Dr. Sunera Thobani, an associate professor at the University of British Columbia, and one of the organizers of the event, stressed the importance of recognizing the Aboriginal community, whose land we all use. "It's really important that we have a dialogue in this country that builds solidarity between the South Asians and the Aboriginal people, because they are still struggling for their rights," she said. Thobani said that South Asians and the Aboriginal community have both been racialized in different ways, and by helping end racial discrimination towards other communities, the South Asian community can help end discrimination towards itself.

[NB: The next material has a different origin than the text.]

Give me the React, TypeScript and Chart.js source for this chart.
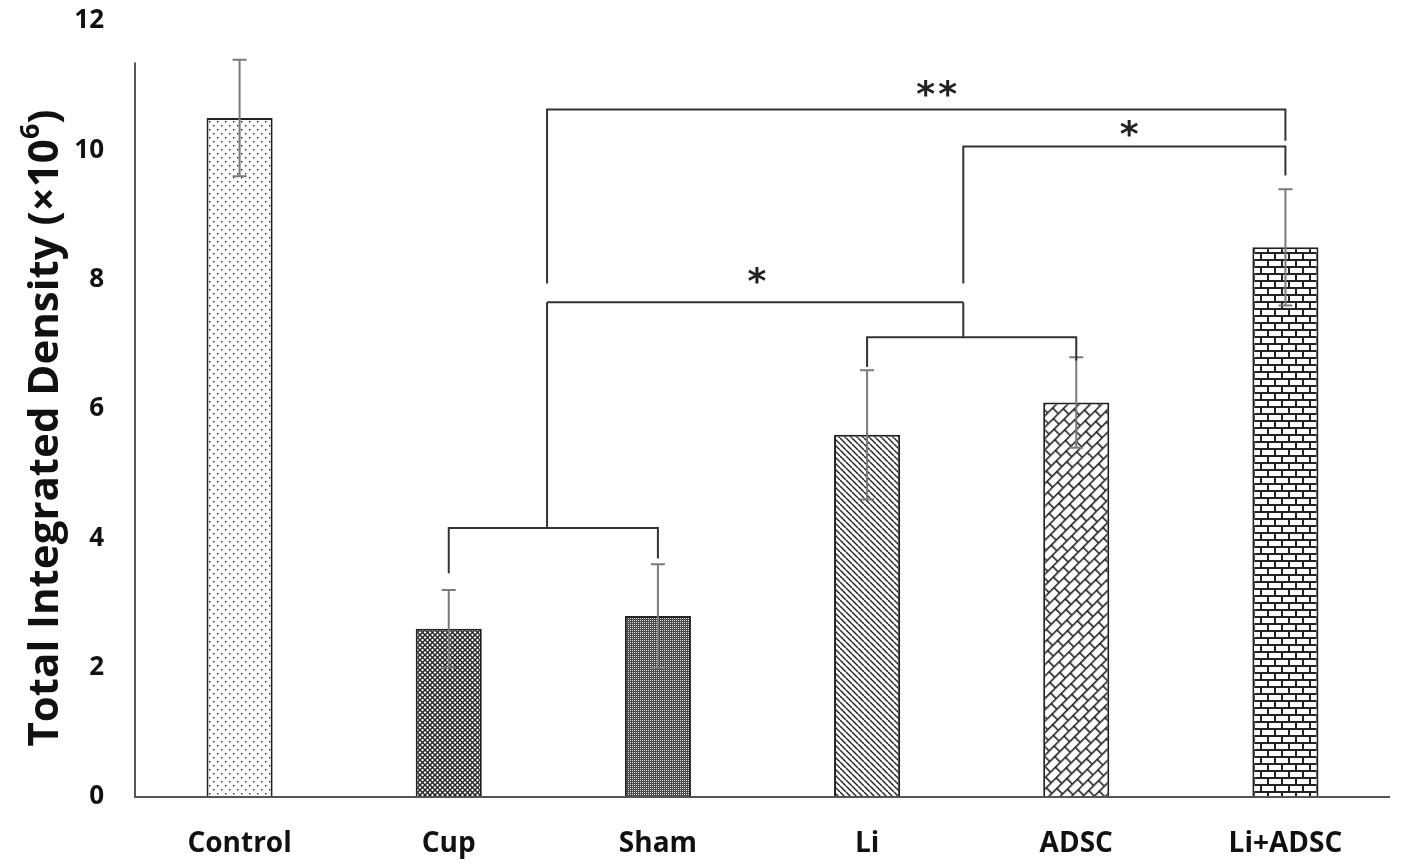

On Friday the 21st at the Vancouver Public Library at 6:30PM, I will be speaking alongside Kabir Joshi-Vijayan, a Toronto Grade 10 student from the Toronto Haiti Action Committee. He will give a keynote talk on the "The Myth of the Model Immigrant." Joshi-Vijayan is a coordinator of the Toronto Haiti Action Committee, and also a co-producer and co-host of a radio program.

I will be speaking about racist and colonial legacy for indigenous peoples on this lands and working to build solidarity between the indigenous community and the South Asian community in working together in our struggles and against the forces that marginalize our communities.